There were myriad problems, from the downtick in pass-rush production to the communication lapses in the back end -- issues that ballooned when the organization made the ill-fated decision to change defensive playcallers from Sean Desai to Matt Patricia late in the regular season.

Personnel-wise, two developments set the secondary on the wrong course. One was the drop in play of outside corner James Bradberry, who went from an All-Pro selection the year before to a liability. The second was the loss of slot corner Avonte Maddox to a torn pectoral muscle in Week 2. The position never stabilized thereafter.

This is where Mitchell and DeJean come in.

Bradberry remains on the roster, but the starting outside spot opposite Darius Slay is considered up for grabs. Kelee Ringo and Isaiah Rodgers could be in the mix, but all eyes will be on Mitchell this summer. He did not allow a touchdown in 402 coverage snaps in 2023, and his 15 pass breakups were tied for the most in the FBS. That level of play along with his measurables (6 feet, 195 pounds, 4.33-second 40-yard dash) and his performance during the Senior Bowl against top competition led to him becoming the first corner selected.

Despite that Senior Bowl success, the biggest question is how he'll handle the major leap from the Mid-American Conference to the pros. He was the first MAC player taken in the first round since Corey Davis in 2017 and only the third MAC defensive back taken in the first round in the common draft era (1978 Ron Johnson, 2014 Jimmie Ward).

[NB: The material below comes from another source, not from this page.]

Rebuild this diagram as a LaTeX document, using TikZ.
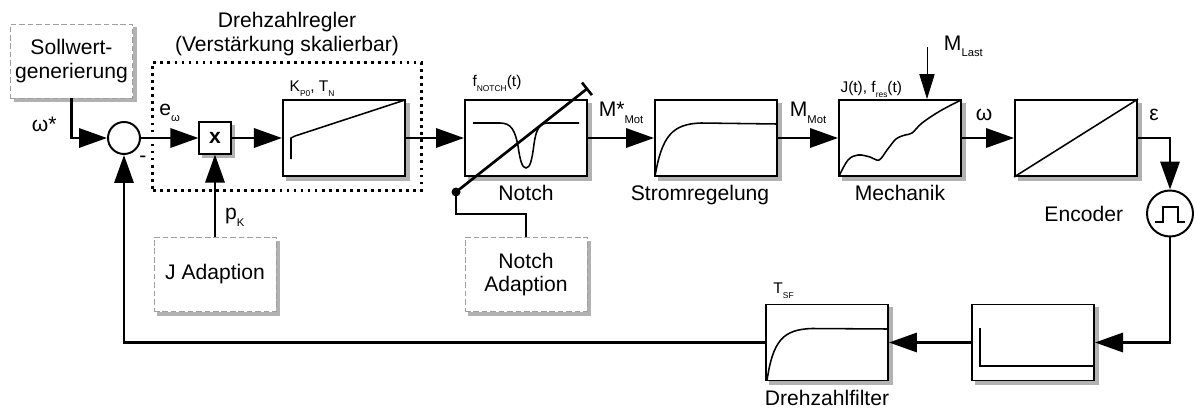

"He's obviously got good movement. He's got good size for a corner," new defensive coordinator Vic Fangio said. "He's going to have to adapt to the NFL game, covering NFL receivers, NFL schemes in the passing game. There's a lot to learn. We think he's the right guy emotionally and mentally to do that. Hopefully he'll pay dividends quickly rather than later. But he's going to be one of the many competing."

Perhaps part of the reason why DeJean dropped in the draft is because of the varying opinions on what position he's best suited for in the NFL. Some evaluators believe he projects as a safety on this level, while others, such as the Eagles, think he has the ability to do it all.

Slot corner offers his clearest path to a starting job. The Eagles released Maddox in March and brought him back about a month later on a more team-friendly deal. They like Maddox as both a locker room presence and player, but injuries have impacted his availability of late.

The nickel corner position also appears to be open to competition. Like Mitchell, DeJean did not allow a touchdown in coverage in '23. He held opposing quarterbacks to a QBR of 15.1 when they threw in his direction last season, third-best in the Big Ten. DeJean also has a penchant for the big play with three career interceptions returned for a touchdown.

He lined up primarily at left outside corner last season, with 75% of his coverage snaps coming from there. But he has nickel as well as safety experience in his background.

"I don't have a preference. I'm a football player," DeJean said. "You put me on the field, I'm going to go play football, whether it's inside, outside, at safety, wherever it is."

The secondary is all but guaranteed to have one new starter with the signing of safety C.J. Gardner-Johnson this offseason. There's a chance that three-fifths of it is new depending on how quickly Mitchell and DeJean can get up to speed.

"Throughout the course of the season having guys that can cover people is so important," Roseman said. "Obviously we've been in position over the past few years where we haven't had enough of those guys, whether that's through injury or just kind of running out of guys towards the end of the season.

"We've got a lot of practice, a long time to go before we go to Brazil (to face the Green Bay Packers Week 1). It's our goal right now to add as much competition as we can to this football team and let it all shake out."